GEGENWARTSLITERATUR 1196

Kunstlicht

Im Prinzip gibt es nur ein Thema, mit dem man das Publikum langweilen kann: wenn ein Autor über die Krise des Schreibens schreibt! Diese Faustregel eines Buchverlegers im Buch wird in diesem Roman gleich ordentlich widerlegt, wie dieser Roman überhaupt eine einzige Widerlegung von Sein und Schein, Aktion und Prognose, sowie Tat und Erfindung ist.

Der Roman beginnt mit einer epochalen Schreibkrise, der Schriftsteller Otto Vallei kriegt nichts mehr von den Fingern und in die Tastatur. Diese tragödienhafte Situation der Literatur mündet auch in den ersten Satz, der durchaus auch den Duktus eines berühmten Klassikers für Anfangssätze in sich trägt: "Nachdem sich Otto Vallei sechs Monate in seinem Arbeitszimmer eingeschlossen hatte, um an einem Roman zu arbeiten, beichtete er seiner Frau Karin, daß er kaum Fortschritte gemacht habe." (11)

Tatsächlich beendet Autor Otto auch formal seine Tätigkeit, legt beim Verlag seine Schreibinsignien nieder und widmet sich dem "Kunstlicht", wie ein Radiosender zwischen Kunst und Dämmerlicht genannt wird.

Beim Kunstlicht wird die wahre Kunst gemacht, flächige Happen werden vor dem Mikrophon sendefertig geräuchert, Trash und Schas bestimmen den Hintergrund, und im Off ist alles trendig und fetzig. Die unerträglich Leichtigkeit des Hörens ist offensichtlich ausgebrochen.

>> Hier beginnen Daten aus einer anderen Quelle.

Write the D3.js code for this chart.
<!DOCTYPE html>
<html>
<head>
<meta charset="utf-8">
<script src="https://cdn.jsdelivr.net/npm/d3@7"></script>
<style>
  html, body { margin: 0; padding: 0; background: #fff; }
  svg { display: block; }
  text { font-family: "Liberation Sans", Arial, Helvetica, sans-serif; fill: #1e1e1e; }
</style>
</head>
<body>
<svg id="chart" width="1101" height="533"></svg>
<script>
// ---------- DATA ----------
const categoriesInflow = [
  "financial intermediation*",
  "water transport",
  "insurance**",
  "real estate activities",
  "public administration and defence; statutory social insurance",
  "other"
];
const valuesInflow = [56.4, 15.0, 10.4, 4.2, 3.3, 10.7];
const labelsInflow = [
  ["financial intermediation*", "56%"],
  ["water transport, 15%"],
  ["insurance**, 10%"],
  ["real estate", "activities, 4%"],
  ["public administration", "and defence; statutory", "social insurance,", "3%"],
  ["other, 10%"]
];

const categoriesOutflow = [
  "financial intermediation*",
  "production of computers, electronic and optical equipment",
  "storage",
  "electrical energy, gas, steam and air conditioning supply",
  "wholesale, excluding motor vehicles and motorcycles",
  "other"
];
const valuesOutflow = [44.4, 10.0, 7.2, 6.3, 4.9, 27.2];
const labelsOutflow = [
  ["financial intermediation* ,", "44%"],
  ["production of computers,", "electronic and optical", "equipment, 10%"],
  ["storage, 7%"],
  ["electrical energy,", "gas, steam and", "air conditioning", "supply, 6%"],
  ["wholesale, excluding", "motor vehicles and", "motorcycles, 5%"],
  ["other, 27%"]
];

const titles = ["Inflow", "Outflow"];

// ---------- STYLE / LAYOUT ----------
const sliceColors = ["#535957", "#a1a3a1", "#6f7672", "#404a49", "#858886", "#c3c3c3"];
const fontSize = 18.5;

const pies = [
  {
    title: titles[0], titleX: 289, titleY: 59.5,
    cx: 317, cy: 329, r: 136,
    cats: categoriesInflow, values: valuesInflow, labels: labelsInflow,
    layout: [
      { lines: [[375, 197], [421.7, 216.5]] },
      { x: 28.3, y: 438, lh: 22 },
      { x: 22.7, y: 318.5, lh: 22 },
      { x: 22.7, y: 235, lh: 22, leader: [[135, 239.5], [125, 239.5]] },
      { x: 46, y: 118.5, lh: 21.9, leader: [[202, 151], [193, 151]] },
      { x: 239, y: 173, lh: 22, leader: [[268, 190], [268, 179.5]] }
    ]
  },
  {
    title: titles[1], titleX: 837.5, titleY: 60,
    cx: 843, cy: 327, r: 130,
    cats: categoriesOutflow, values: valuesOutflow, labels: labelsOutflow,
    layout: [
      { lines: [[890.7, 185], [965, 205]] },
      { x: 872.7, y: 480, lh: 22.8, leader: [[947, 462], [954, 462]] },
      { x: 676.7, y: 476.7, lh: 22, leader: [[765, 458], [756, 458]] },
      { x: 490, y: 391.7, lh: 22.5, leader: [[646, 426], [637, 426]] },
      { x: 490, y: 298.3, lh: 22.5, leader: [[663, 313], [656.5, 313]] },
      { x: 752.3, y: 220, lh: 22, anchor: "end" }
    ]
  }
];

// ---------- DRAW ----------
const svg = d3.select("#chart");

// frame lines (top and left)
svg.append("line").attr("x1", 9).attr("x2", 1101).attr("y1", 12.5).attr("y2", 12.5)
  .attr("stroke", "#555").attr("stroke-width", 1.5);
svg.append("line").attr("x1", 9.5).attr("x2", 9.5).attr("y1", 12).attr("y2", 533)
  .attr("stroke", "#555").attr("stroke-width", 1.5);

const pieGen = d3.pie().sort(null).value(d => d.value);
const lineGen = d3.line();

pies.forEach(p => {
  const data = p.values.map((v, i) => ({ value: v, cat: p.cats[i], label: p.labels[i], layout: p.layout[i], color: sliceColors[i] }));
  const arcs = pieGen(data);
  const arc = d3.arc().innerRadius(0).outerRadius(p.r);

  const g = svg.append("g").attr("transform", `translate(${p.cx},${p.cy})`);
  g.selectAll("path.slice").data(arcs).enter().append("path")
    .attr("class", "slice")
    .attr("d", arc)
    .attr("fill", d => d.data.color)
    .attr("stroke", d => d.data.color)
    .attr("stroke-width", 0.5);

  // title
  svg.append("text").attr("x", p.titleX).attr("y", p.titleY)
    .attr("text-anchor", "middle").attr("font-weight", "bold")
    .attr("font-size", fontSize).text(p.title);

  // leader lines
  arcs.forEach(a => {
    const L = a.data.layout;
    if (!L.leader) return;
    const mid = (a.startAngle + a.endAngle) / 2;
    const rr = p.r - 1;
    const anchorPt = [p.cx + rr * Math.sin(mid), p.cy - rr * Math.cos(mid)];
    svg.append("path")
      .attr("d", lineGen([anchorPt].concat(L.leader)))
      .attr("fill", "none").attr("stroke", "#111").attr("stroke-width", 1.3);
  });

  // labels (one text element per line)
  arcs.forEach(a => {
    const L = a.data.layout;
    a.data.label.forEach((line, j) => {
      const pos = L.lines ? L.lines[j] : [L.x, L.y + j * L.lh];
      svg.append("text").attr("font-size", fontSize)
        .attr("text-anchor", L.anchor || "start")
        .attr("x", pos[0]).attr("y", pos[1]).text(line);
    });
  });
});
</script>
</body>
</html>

Wir erleben als Leser einen Querschnitt durch die Literatur- und Kulturszene Amsterdams, sogenannte hervorragende Figuren tun sich letztlich durch ihre Austauschbarkeit und Verwechselbarkeit hervor.

Das Gastspiel beim Kunstlicht ist jäh beendet, als ein Roman auftaucht, in dem ein Schriftsteller wegen seiner Schreibblockade zu einem Sender namens Kunstradio geht und diesen als Scheiße empfindet.

Otto Vallei erlebt nun das tolle Gefühl, fleischgewordener Hauptdarsteller eines geklonten Eigenschicksals zu sein. Alles, was im Roman steht, erfüllt sich an ihm selbst, ob es nun um Seitensprünge, Kündigung oder gar um eine waschechte Bombendrohung geht.

Die Grenzen der Literatur sind überschritten und sogenannte "echte Realität" geworden.

Als Leser ist man ja üblicherweise gezwungen, sich die angebotenen Figuren selbst zum Leben zu erwecken. Diese Erweckung geschieht nun an einem fiktionalen Autor und bringt somit die übliche Rollenverteilung der Literar aus den Fugen.

"Kunstlicht" ist ein spannender Roman über die Irrlichter zwischen den Ebenen von Fiktion und Realitäts-Eigentum. Wie in einem Psychokrimi fließen die Koordinaten des Bezugssystems auseinander und weiten den Raum auf für einen Literaturbegriff, mit dem nun wirklich alles möglich ist.

Joost Zwagerman: Kunstlicht. Roman. A.d.Niederl. von Martina den Hertog-Vogt. (Orig.: Chaos en Rumoer; 1997)

Wien: Picus 2002. 315 Seiten. EUR 18,90.

ISBN 3-85452-457-9

Joost Zwagerman, geb. 1963, lebt in Amsterdam.